Duration and frequency of treatment / exposure:

12 days

No. of animals per sex per dose / concentration:

74 male and 60 female rats

Control animals:

not specified

Positive control reference chemical:

No positive control substance was tested.

Details on study design:

- Bioavailability studies: Carried out with two groups of 7 male rats each. One of them received calcium gluconate as reference standard and the other one calcium gluconate stabilised with glycine.
- Biodistribution studies: Carried out with six groups of 10 rats/sex.
- Toxicity study: In addtion, toxicity of Biocal was investigated using six groups of ten rats/sex, receiving doses of 10, 11, 12, 13, 14 and 15 g Biocal/kg bw.

Details on dosing and sampling:

PHARMACOKINETIC STUDY (Absorption, distribution, excretion)
Bioavailability study
- Tissues and body fluids sampled: urine, faeces
- Time and frequency of sampling: Each rat was placed in a stainless steel metabolic cage, allowing the separation of urine from faeces.
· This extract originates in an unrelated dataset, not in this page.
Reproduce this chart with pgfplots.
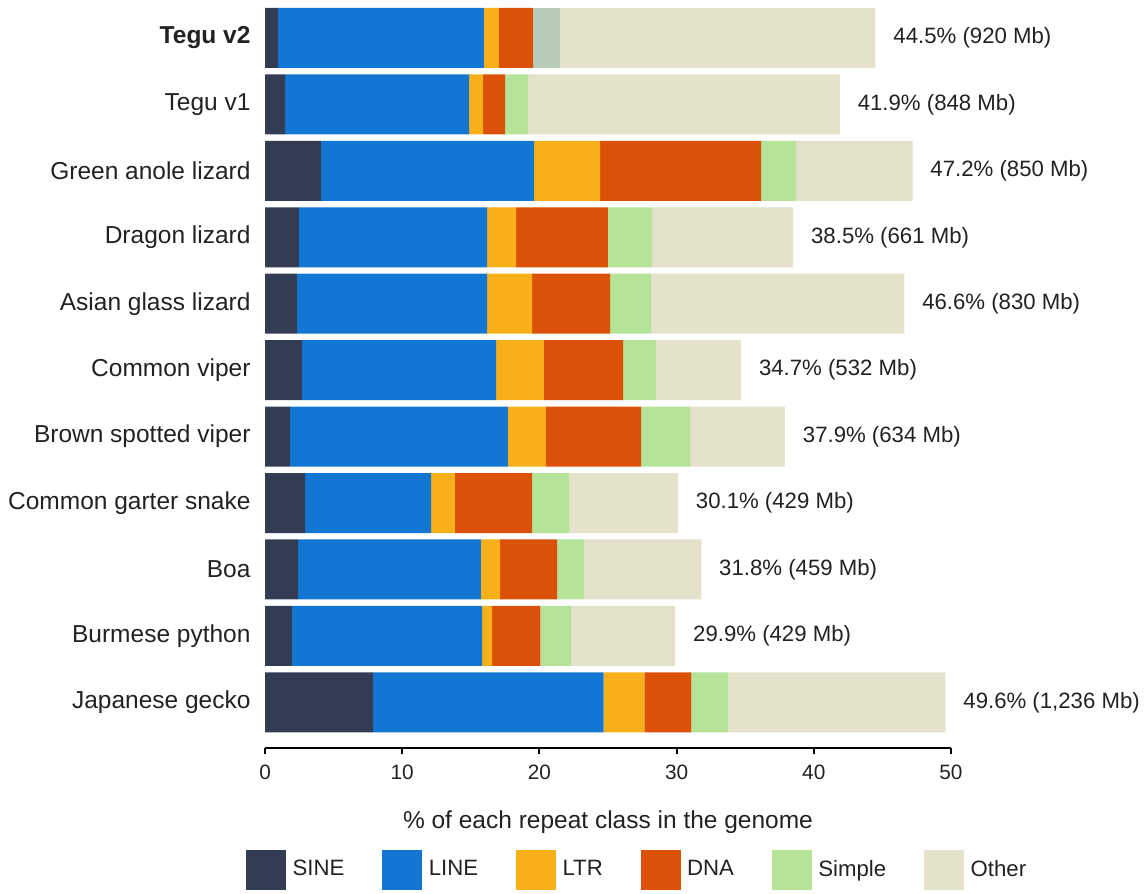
\documentclass[border=0pt]{standalone}
\usepackage{pgfplots}
\pgfplotsset{compat=1.18}
\usepackage{fontspec}
\setmainfont{Liberation Sans}
\definecolor{cSINE}{HTML}{323C52}
\definecolor{cLINE}{HTML}{1177D3}
\definecolor{cLTR}{HTML}{F8B01A}
\definecolor{cDNA}{HTML}{DA5107}
\definecolor{cSimple}{HTML}{B5E398}
\definecolor{cSimpleB}{HTML}{B6CCB6}
\definecolor{cOther}{HTML}{E4E2CA}
\definecolor{txt}{HTML}{222222}
\newcommand{\fs}{\fontsize{12.25}{14.5}\selectfont}
\newcommand{\fv}{\fontsize{11.1}{13}\selectfont}
\newcommand{\ft}{\fontsize{10.4}{12.5}\selectfont}
\begin{document}
\fs
\begin{tikzpicture}
\begin{axis}[
  xbar stacked,
  scale only axis,
  width=343pt, height=374pt,
  xmin=0, xmax=50, ymin=-0.685, ymax=10.572,
  bar width=0.903,
  axis x line*=bottom, axis y line*=left,
  y axis line style={draw=none},
  x axis line style={line width=1pt, black},
  ytick={0,...,10},
  yticklabels={Japanese gecko, Burmese python, Boa, Common garter snake, Brown spotted viper, Common viper, Asian glass lizard, Dragon lizard, Green anole lizard, Tegu v1, \textbf{Tegu v2}},
  ytick style={draw=none},
  xtick={0,10,...,50},
  xtick style={line width=1pt, black},
  tick align=outside,
  major tick length=3pt,
  xticklabel style={font=\ft, text=txt, yshift=-1.2pt},
  yticklabel style={font=\fs, text=txt, anchor=east, xshift=0pt},
  /pgf/number format/assume math mode=true,
  xlabel={\% of each repeat class in the genome},
  xlabel style={at={(axis description cs:0.5,0)}, anchor=center, yshift=-37pt, text=txt, font=\fs},
  legend columns=6,
  legend style={draw=none, at={(axis description cs:0.544,0)}, anchor=center, yshift=-61pt,
    font=\fv, text=txt,
    /tikz/every odd column/.append style={column sep=1.2pt},
    /tikz/every even column/.append style={column sep=17pt}},
  legend image code/.code={\fill[#1] (0pt,-10pt) rectangle (20pt,10pt);},
  every axis plot/.append style={draw=none},
]
% order: gecko, Burmese, Boa, garter, brown viper, common viper, Asian glass, dragon, green anole, tegu v1, tegu v2
\addplot[fill=cSINE] coordinates {(7.88,0) (1.95,1) (2.41,2) (2.92,3) (1.82,4) (2.71,5) (2.32,6) (2.47,7) (4.08,8) (1.46,9) (0.95,10)};
\addlegendentry{SINE}
\addplot[fill=cLINE] coordinates {(16.81,0) (13.88,1) (13.32,2) (9.19,3) (15.89,4) (14.14,5) (13.87,6) (13.72,7) (15.53,8) (13.42,9) (15.00,10)};
\addlegendentry{LINE}
\addplot[fill=cLTR] coordinates {(2.96,0) (0.72,1) (1.40,2) (1.73,3) (2.77,4) (3.48,5) (3.27,6) (2.11,7) (4.82,8) (1.02,9) (1.10,10)};
\addlegendentry{LTR}
\addplot[fill=cDNA] coordinates {(3.42,0) (3.52,1) (4.17,2) (5.62,3) (6.93,4) (5.77,5) (5.69,6) (6.70,7) (11.73,8) (1.60,9) (2.50,10)};
\addlegendentry{DNA}
\addplot[fill=cSimple] coordinates {(2.71,0) (2.24,1) (1.96,2) (2.71,3) (3.57,4) (2.41,5) (3.00,6) (3.21,7) (2.56,8) (1.67,9) (0,10)};
\addlegendentry{Simple}
\addplot[fill=cSimpleB, forget plot] coordinates {(0,0) (0,1) (0,2) (0,3) (0,4) (0,5) (0,6) (0,7) (0,8) (0,9) (1.95,10)};
\addplot[fill=cOther] coordinates {(15.82,0) (7.59,1) (8.54,2) (7.93,3) (6.92,4) (6.19,5) (18.45,6) (10.29,7) (8.48,8) (22.73,9) (23.00,10)};
\addlegendentry{Other}
\end{axis}
% overlay axis with the totals as labels at the bar ends
\begin{axis}[
  scale only axis,
  width=343pt, height=374pt,
  xmin=0, xmax=50, ymin=-0.685, ymax=10.572,
  hide axis,
]
\path (rel axis cs:0,1) -- (rel axis cs:1,0);
\addplot[draw=none, mark=none,
  nodes near coords, point meta=explicit symbolic,
  nodes near coords style={anchor=west, xshift=4.7pt, text=txt, font=\fv}]
  coordinates {
  (49.6,0) [49.6\% (1,236 Mb)]
  (29.9,1) [29.9\% (429 Mb)]
  (31.8,2) [31.8\% (459 Mb)]
  (30.1,3) [30.1\% (429 Mb)]
  (37.9,4) [37.9\% (634 Mb)]
  (34.7,5) [34.7\% (532 Mb)]
  (46.6,6) [46.6\% (830 Mb)]
  (38.5,7) [38.5\% (661 Mb)]
  (47.2,8) [47.2\% (850 Mb)]
  (41.9,9) [41.9\% (848 Mb)]
  (44.5,10) [44.5\% (920 Mb)]
  };
\end{axis}
\end{tikzpicture}
\end{document}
The urine was collected for a period of 12 days and its volume was
measured daily. Samples of 1 mL were taken in triplicate and were kept for subsequent radioactivity determination.
- Other: Bioavaiability was determined by measurement of 45Ca urine excretion as a function of time and given as the percentage of the total amount of 45Ca activity in urine.
PHARMACOKINETIC STUDY (Absorption, distribution, excretion)
Biodistribution study
- Tissues and body fluids sampled: blood, other tissues
- Time and frequency of sampling: Biological distribution was carried out 12 days after administration of the compounds, in order to determine the calcium biodistribution. The rats received i.v. 1500 I.U. of
heparin per kg body weight, then they were anaesthetised with diethyl ether and finally bled by sinus puncture, collecting about 15 mL blood from each rat. Afterwards, liver, spleen, bone, the gut with its
content, muscle, lungs, heart, brain and kidneys were removed, washed with isotonic saline solution and weighed.
- Other: The organs were kept for subsequent radioactivity determination. The results were given as percentage of radioactivity concentration, C %.
METABOLITE CHARACTERISATION STUDIES
not examined

Statistics:

The data are presented as mean ± SD. The results were evaluated by one-way analysis of variance (ANOVA). Differences among means were tested using the Student-Newman-Keuls test. Probability levels < 0.05 were considered to be statistically significant.
Toxicity study: LD50 including confidence limits, according to the method by Litchfield and Wilcoxon.

Results and discussion

Preliminary studies:

not performed

Toxicokinetic / pharmacokinetic studies

Details on absorption:

not examined

Details on distribution in tissues:

The highest values of radioactivity concentration were found in bone, giving a value of 97.1 ± 1.3 % for Biocal and 98.7 % for calcium gluconate.

Details on excretion:

Bioavailability was expressed as the accumulated percentage of 45Ca excreted in urine as a function of time, giving a value of 2.436 ± 1.337 % for Biocal and 1.241 ± 0.473 % for calcium gluconate. This difference was statistically significant (p<0.05).
Other excretion pathways (e.g. via faeces) were not investigated in this study.

Metabolite characterisation studies

Metabolites identified:

not measured

Details on metabolites:

Not examined.

Any other information on results incl. tables

Toxicity study with 60 female and 60 male rats:

- "Biocal": LD50 = 13.5 g/kg (12.8 -14.3 g/kg)

- Calcium gluconate: LD50 = 10 g/kg

Applicant's summary and conclusion

Conclusions:

Interpretation of results (migrated information): bioaccumulation potential cannot be judged based on study results
The study authors concluded that "calcium from 'Biocal' has a higher bioavailability with the same metabolic behaviour than calcium from calcium gluconate with lower toxicity". However, the assessment of bioavailability only by determination of urinary excrection is not meaningful. Nevertheless, considering the retention of Ca from both sources in bone being 97.1 % (Biocal) and 98.7 % (calcium gluconate) bioavailability values of approximately 99.54 and 99.94 %, respectively, may be derived from this study. It may therefore be concluded that calcium, when available in water-soluble form (the test materials are well soluble in water), is absorbable in the intestine by almost 100 %.